Ce modèle « allemand » est rompu entre 1815 et 1879. Quatre cours de cassation se trouvent installées (en Rhénanie, au Palatinat, en Hesse Rhénane et à Leipzig), qui ont pour modèle la Cour de cassation de Paris et qui emploient à la lettre le Code de procédure civile français. Cette période prend fin avec la création d’une Cour de l’Empire (
Reichsgericht) à Leipzig et l’entrée en vigueur d’un nouveau Code de procédure civile (
Zivilprozessordnung). Le modèle français est alors perçu comme trop formaliste, rigide et proche de l’État. Le
Reichsgericht devient ainsi un
Revisionsgericht, une « cour de révision ». Cette transformation marque consomme la séparation définitive d’avec la tradition française procédurale. En revanche, le Code civil continue à exercer une influence : la deuxième chambre civile de la Cour de l’Empire, appelée « la Rhénane » ou « la Française » applique les règles du Code civil napoléonien jusqu’à l’entrée en vigueur du
Bundesgesetzbuch en 1900, plus adapté à l’esprit allemand et toujours en vigueur. C’est le
Reichsgericht qui donne ses contours à la Cour de justice fédérale.
L’activité du
Bundesgerichtshof se limite à la justice judiciaire (civile et pénale), les autres matières comme le droit du travail, les affaires sociales et le contentieux administratif sont attribuées à des cours fédérales spécialisées. La Cour de justice fédérale est une « cour de révision » et le recours – « pourvoi en révision », qui n’est pas semblable au recours en révision de l’article 593 du Code de procédure civile français. La Cour allemande peut casser une décision de cour d’appel, mais peut aussi aller plus loin : si les faits souverainement constatés par les juges du fond le permettent, elle peut prendre une décision au fond sans qu’un renvoi soit nécessaire. En cas de cassation, l’affaire est renvoyée à la même cour d’appel obligée de suivre l’interprétation donnée par la Cour de justice fédérale. L’instance de cassation est confiée aux seules mains des parties, maîtres de la procédure. Le rôle d’un avocat général ou d’un autre organe agissant dans l’intérêt de la loi est inconnu. La cassation (
Revision) ne constitue pas une voie de recours extraordinaire, mais comme le troisième niveau de la procédure juridictionnelle.
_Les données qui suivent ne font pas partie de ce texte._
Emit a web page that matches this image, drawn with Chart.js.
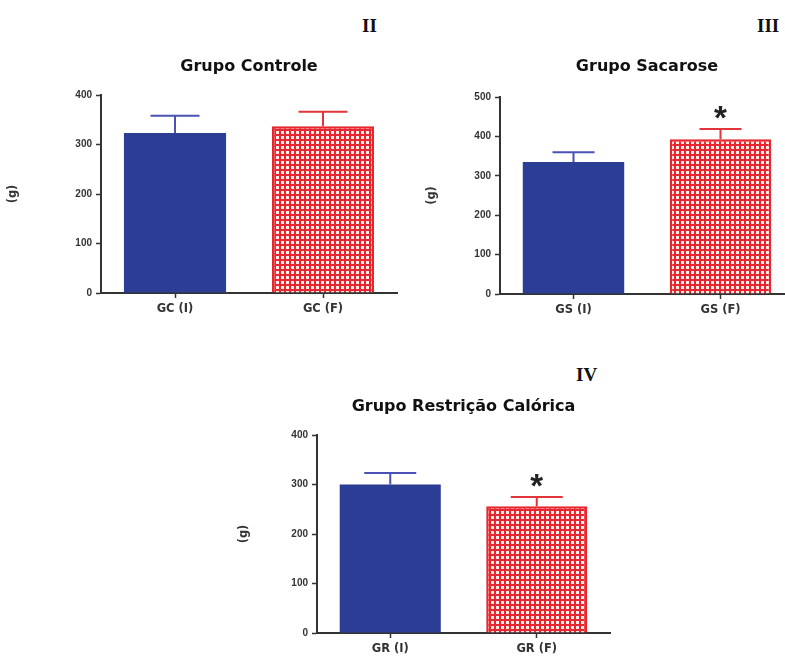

Trois critères spécifiques ouvrent la voie de la cassation : si l’affaire soulève une question de principe (1), si l’affaire présente un intérêt pour le développement du droit (2) ou si l’affaire présente un besoin pour l’unification du droit notamment en cas de divergence de jurisprudence (3). La simple violation de la loi ne constitue pas une cause d’accès à la cassation. Ces critères ont été assouplis par la jurisprudence de la Cour : ainsi, toute violation des droits fondamentaux permet d’ouvrir l’instance de cassation. L’accès à la cassation repose sur une procédure d’admission à deux niveaux. L’admission d’un pourvoi en cassation peut être accordée soit par la décision expresse de la cour d’appel dans l’arrêt attaqué, soit après une procédure d’admission préalable par une chambre civile du
Bundesgerichtshof lui-même. Si la cour d’appel a refusé l’admission ou en cas de silence de l’arrêt, un pourvoi peut être directement introduit auprès du
Bundesgerichtshof qui se prononce sur une éventuelle admission. Dans cette dernière hypothèse, la valeur du litige doit être égale ou supérieure à 20 000 euros. Pour les valeurs inférieures, la seule voie d’accès est l’admission par la cour d’appel.
Comme le note à juste titre Norbert Gross, « le droit de la procédure et notamment celui de la cassation est aujourd’hui, comme hier et demain, un éternel terrain d’essais, ouvert au monde et à la recherche de solution à la fois cohérentes et pragmatiques ». Le « laboratoire franco-allemand » a conduit, au fil des années, au rapprochement de la « cassation » française et la «
Revision » allemande, mais les différences profondes résultant de l’histoire et de la culture juridique de ces deux pays restent plus perceptibles que jamais.